Atlanta, GA- In 2011, over 250 people were killed in accidents where their vehicles were pushed under a tractor trailer and an additional 5,000 were injured according to the Insurance Institute for Highway Safety who is advocating for tougher federal standards for underride guards to prevent potentially fatal truck accidents.
Underride guards are those metal bars that hang from the back of tractor trailers. These guards are intended to keep passenger vehicles from sliding under the rear of a tractor trailer. The federal government began requiring that semis and tractor trailers have underride guards in 1952 and in 1998 those requirements were strengthened.
But the IIHS thinks those standards should be tougher after conducting separate crash studies in 2010 and 2011. Although the studies showed improvement in underride accidents the IIHS believes that many of these guards were too flimsy or inadequate enough to keep cars from sliding under the rear of tractor trailers.
The crash studies revealed that when a car hits the rear of a truck straight on, the underride guard will keep the car from sliding under a tractor trailer. However if the impact is either right or left it the truck’s center, the guards fail to prevent fatal underride accidents, according to the New York Daily News.

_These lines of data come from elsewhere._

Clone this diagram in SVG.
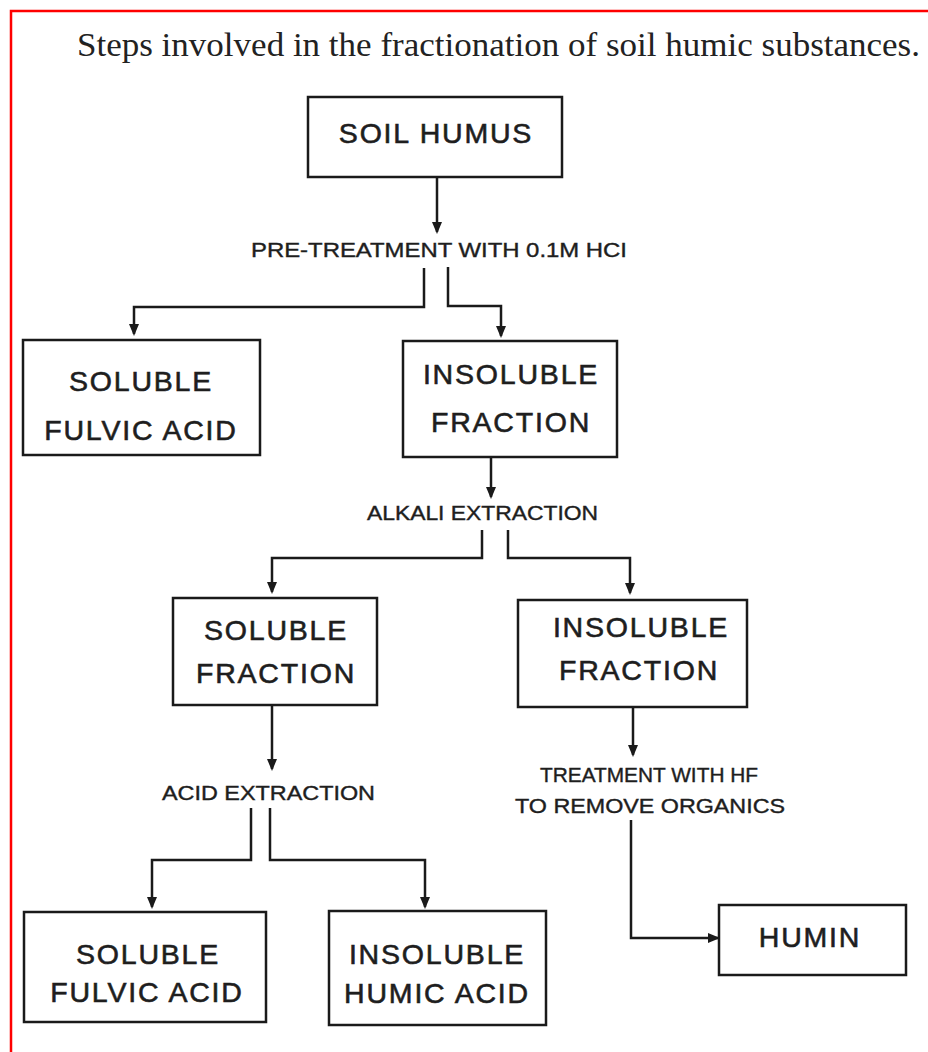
<svg xmlns="http://www.w3.org/2000/svg" width="928" height="1052" viewBox="0 0 928 1052">
<style>
.box{fill:none;stroke:#1a1a1a;stroke-width:2.5}
.bt{font-family:"Liberation Sans",Arial,sans-serif;font-size:28.5px;letter-spacing:1.8px;fill:#1e1e1e;stroke:#1e1e1e;stroke-width:0.6;text-anchor:middle}
.lbl{font-family:"Liberation Sans",Arial,sans-serif;font-size:21px;fill:#1e1e1e;stroke:#1e1e1e;stroke-width:0.4}
.con{fill:none;stroke:#1a1a1a;stroke-width:2.5;marker-end:url(#ah)}
.title{font-family:"Liberation Serif","Times New Roman",serif;font-size:33px;fill:#222}
</style>
<defs>
<marker id="ah" viewBox="0 0 12 10" refX="10" refY="5" markerWidth="12" markerHeight="11" markerUnits="userSpaceOnUse" orient="auto">
<path d="M0,0 L12,5 L0,10 z" fill="#1a1a1a"/>
</marker>
</defs>
<rect x="0" y="0" width="928" height="1052" fill="#ffffff"/>
<rect x="11" y="11" width="940" height="1070" fill="none" stroke="#ff0000" stroke-width="2.5"/>
<text class="title" x="77" y="56" textLength="843" lengthAdjust="spacingAndGlyphs">Steps involved in the fractionation of soil humic substances.</text>

<g id="connectors">
<path class="con" d="M437,177 V232"/>
<path class="con" d="M424,268 V307 H134 V334"/>
<path class="con" d="M448,267 V306 H501 V336"/>
<path class="con" d="M491,458 V497"/>
<path class="con" d="M482,530 V558 H272 V592"/>
<path class="con" d="M508,530 V558 H630 V593"/>
<path class="con" d="M272,705 V769"/>
<path class="con" d="M251,808 V860 H152 V907"/>
<path class="con" d="M270,808 V860 H425 V907"/>
<path class="con" d="M633,707 V755"/>
<path class="con" d="M631,820 V938 H718"/>
</g>

<g id="labels">
<text class="lbl" x="251" y="257" textLength="376" lengthAdjust="spacingAndGlyphs">PRE-TREATMENT WITH 0.1M HCI</text>
<text class="lbl" x="367" y="520" textLength="231" lengthAdjust="spacingAndGlyphs">ALKALI EXTRACTION</text>
<text class="lbl" x="162" y="800" textLength="213" lengthAdjust="spacingAndGlyphs">ACID EXTRACTION</text>
<text class="lbl" x="540" y="782" textLength="218" lengthAdjust="spacingAndGlyphs">TREATMENT WITH HF</text>
<text class="lbl" x="515" y="813" textLength="270" lengthAdjust="spacingAndGlyphs">TO REMOVE ORGANICS</text>
</g>

<g id="soil-humus">
<rect class="box" x="308" y="97" width="254" height="80"/>
<text class="bt" x="436" y="143">SOIL HUMUS</text>
</g>
<g id="soluble-fulvic-acid-1">
<rect class="box" x="23" y="340" width="237" height="115"/>
<text class="bt" x="141" y="391">SOLUBLE</text>
<text class="bt" x="141" y="440">FULVIC ACID</text>
</g>
<g id="insoluble-fraction-1">
<rect class="box" x="403" y="341" width="214" height="116"/>
<text class="bt" x="511" y="384">INSOLUBLE</text>
<text class="bt" x="511" y="432">FRACTION</text>
</g>
<g id="soluble-fraction">
<rect class="box" x="173" y="598" width="204" height="107"/>
<text class="bt" x="276" y="640">SOLUBLE</text>
<text class="bt" x="276" y="683">FRACTION</text>
</g>
<g id="insoluble-fraction-2">
<rect class="box" x="518" y="600" width="229" height="107"/>
<text class="bt" x="641" y="637">INSOLUBLE</text>
<text class="bt" x="639" y="680">FRACTION</text>
</g>
<g id="soluble-fulvic-acid-2">
<rect class="box" x="24" y="912" width="242" height="110"/>
<text class="bt" x="148" y="964">SOLUBLE</text>
<text class="bt" x="147" y="1002">FULVIC ACID</text>
</g>
<g id="insoluble-humic-acid">
<rect class="box" x="329" y="911" width="217" height="114"/>
<text class="bt" x="437" y="964">INSOLUBLE</text>
<text class="bt" x="437" y="1003">HUMIC ACID</text>
</g>
<g id="humin">
<rect class="box" x="719" y="905" width="187" height="70"/>
<text class="bt" x="810" y="947">HUMIN</text>
</g>
</svg>
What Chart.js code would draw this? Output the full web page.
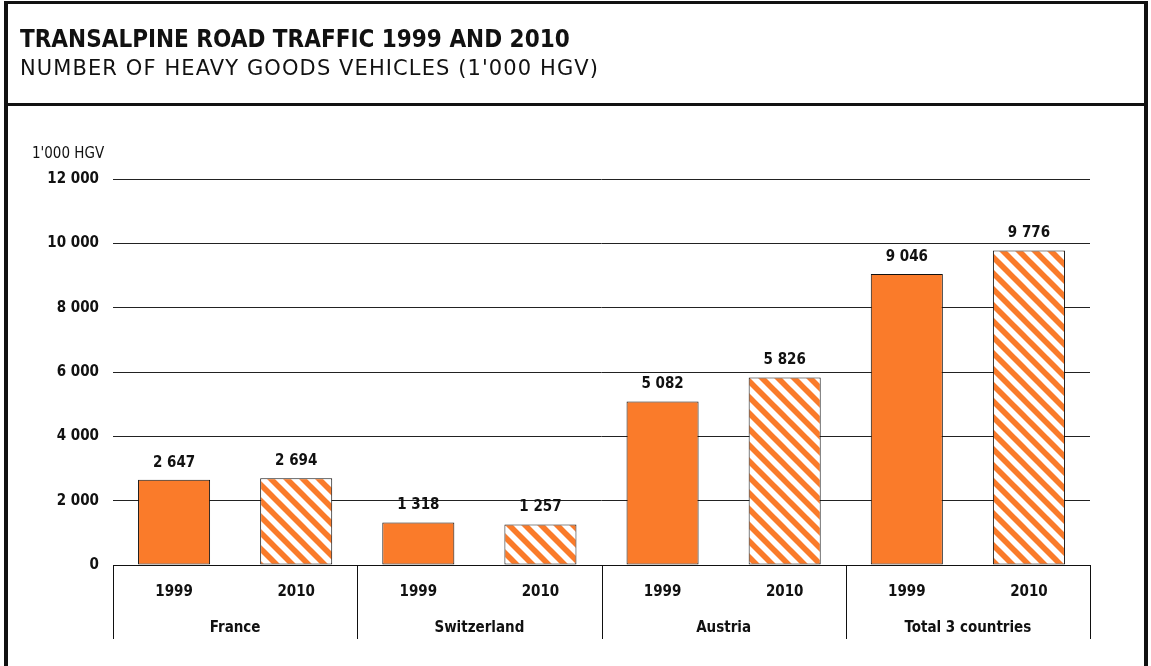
<!DOCTYPE html>
<html>
<head>
<meta charset="utf-8">
<script src="https://cdn.jsdelivr.net/npm/chart.js@4"></script>
<style>
  body { margin: 0; background: #fff; }
  #page { position: relative; width: 1151px; height: 666px; overflow: hidden; font-family: "DejaVu Sans Condensed", "DejaVu Sans", sans-serif; color: #111; }
  .rule { position: absolute; background: #111; }
  #title { position: absolute; left: 20px; top: 27px; font-size: 24px; line-height: 24px; font-weight: bold; white-space: nowrap; }
  #subtitle { position: absolute; left: 20px; top: 58px; font-family: "DejaVu Sans", sans-serif; font-size: 21px; line-height: 21px; letter-spacing: 1.1px; white-space: nowrap; }
  #chart { position: absolute; left: 0; top: 0; }
</style>
</head>
<body>
<div id="page">
  <canvas id="chart" width="1151" height="666"></canvas>
  <div class="rule" style="left:4px; top:1px; width:4px; height:665px"></div>
  <div class="rule" style="left:4px; top:1px; width:1144px; height:3px"></div>
  <div class="rule" style="left:4px; top:103px; width:1144px; height:3px"></div>
  <div class="rule" style="left:1144px; top:1px; width:4px; height:665px"></div>
  <div id="title">TRANSALPINE ROAD TRAFFIC 1999 AND 2010</div>
  <div id="subtitle">NUMBER OF HEAVY GOODS VEHICLES (1'000 HGV)</div>
</div>
<script>
// data
const countries = ['France', 'Switzerland', 'Austria', 'Total 3 countries'];
const years = ['1999', '2010'];
const hgv1999 = [2647, 1318, 5082, 9046];
const hgv2010 = [2694, 1257, 5826, 9776];
const yMax = 12000;
const yStep = 2000;
const unitLabel = "1'000 HGV";

const orange = '#fa7b2a';
const fontFamily = '"DejaVu Sans Condensed", "DejaVu Sans", sans-serif';

function fmt(v) {
    return String(v).replace(/\B(?=(\d{3})+(?!\d))/g, ' ');
}

// diagonal hatch for the 2010 bars
function makeHatch() {
    const s = 16;
    const c = document.createElement('canvas');
    c.width = s; c.height = s;
    const g = c.getContext('2d');
    g.fillStyle = '#fff';
    g.fillRect(0, 0, s, s);
    g.strokeStyle = orange;
    g.lineWidth = 5.6;
    [-s, 0, s].forEach(function(o) {
        // run each stripe past the tile so the corners join up
        g.beginPath();
        g.moveTo(o - s, -s);
        g.lineTo(o + 2 * s, 2 * s);
        g.stroke();
    });
    return g.createPattern(c, 'repeat');
}

const hatch = makeHatch();

const labels = [];
const values = [];
const fills = [];
countries.forEach(function(c, i) {
    labels.push(years[0], years[1]);
    values.push(hgv1999[i], hgv2010[i]);
    fills.push(orange, hatch);
});

const extrasPlugin = {
    id: 'extras',
    afterDatasetsDraw(chart) {
        const ctx = chart.ctx;
        const area = chart.chartArea;
        const meta = chart.getDatasetMeta(0);
        ctx.save();
        ctx.fillStyle = '#111';
        ctx.textAlign = 'center';
        ctx.textBaseline = 'middle';
        ctx.font = 'bold 15px ' + fontFamily;
        meta.data.forEach(function(bar, i) {
            ctx.fillText(fmt(values[i]), bar.x, bar.y - 17);
        });

        // group dividers and country labels
        const groupW = (area.right - area.left) / countries.length;
        ctx.strokeStyle = '#111';
        ctx.lineWidth = 1;
        for (let k = 0; k <= countries.length; k++) {
            const x = Math.round(area.left + k * groupW) + 0.5;
            ctx.beginPath();
            ctx.moveTo(x, area.bottom);
            ctx.lineTo(x, 639);
            ctx.stroke();
        }
        countries.forEach(function(c, k) {
            ctx.fillText(c, area.left + (k + 0.5) * groupW, 628);
        });

        // unit label
        ctx.font = '15px ' + fontFamily;
        ctx.textAlign = 'left';
        ctx.fillText(unitLabel, 32, 154);
        ctx.restore();
    }
};

new Chart(document.getElementById('chart'), {
    type: 'bar',
    data: {
        labels: labels,
        datasets: [{
            data: values,
            backgroundColor: fills,
            borderColor: '#111',
            borderWidth: 1,
            borderSkipped: false,
            categoryPercentage: 1,
            barPercentage: 0.59
        }]
    },
    options: {
        responsive: false,
        animation: false,
        layout: { padding: { top: 179, left: 0, right: 61, bottom: 0 } },
        plugins: {
            legend: { display: false },
            tooltip: { enabled: false }
        },
        scales: {
            x: {
                afterFit: function(s) { s.height = 101; },
                grid: { display: false, drawTicks: false },
                border: { display: true, color: '#111', width: 1 },
                ticks: {
                    color: '#111',
                    padding: 18,
                    font: { family: fontFamily, size: 15, weight: 'bold' }
                }
            },
            y: {
                min: 0,
                max: yMax,
                afterFit: function(s) { s.width = 113; },
                grid: { color: '#222', lineWidth: 1, drawTicks: false },
                border: { display: false },
                ticks: {
                    stepSize: yStep,
                    padding: 14,
                    color: '#111',
                    font: { family: fontFamily, size: 15, weight: 'bold' },
                    callback: function(v) { return fmt(v); }
                }
            }
        }
    },
    plugins: [extrasPlugin]
});
</script>
</body>
</html>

If the guards bend of break the vehicle’s safety structures, the windshield becomes the point of impact. In these cases, airbags fail to deploy and seat belts cannot serve their intended purpose causing more damage to a vehicle and leading to fatal or serious injuries to motorists.
“When an under-ride guard fails, it’s a very devastating crash. The first point of impact is on the windshield. Then the top of the passenger compartment is sheared off.” says David Zuby of the IIHS.
After the 2010 and 2011 IIHS studies, they petitioned the NHTSA to pass more stringent standards for underride guards. When they released the results from their third study in May of this year they noted that the NHTSA never responded to their initial petition for tougher standards and release the result of a separate study which was conducted by the University of Michigan.
In a formal statement NHTSA said: “Moving forward, results from the field analysis, IIHS’s tests, international standards and other data will be leveraged by NTHSA and may inform potential changes to existing federal safety standards — including more stringent rear-impact guard requirements — based on what all the data show.”
While there are no new federal standards for underride guards some truck manufacturers are making stronger, sturdier guards that can withstand greater impacts.
Some safety advocates would also like to see tractors trailers with side undderride guards. Accidents were a vehicle is pushed under a tractor trailer from the side which is just as dangerous and deadly as going beneath a truck from the rear. Side undderride guards are a requirement in many European countries but there is no such requirement in the states.
The trucking industry has resisted retro-fitting there vehicles with stronger undderride guards and will likely pushback against any new standards.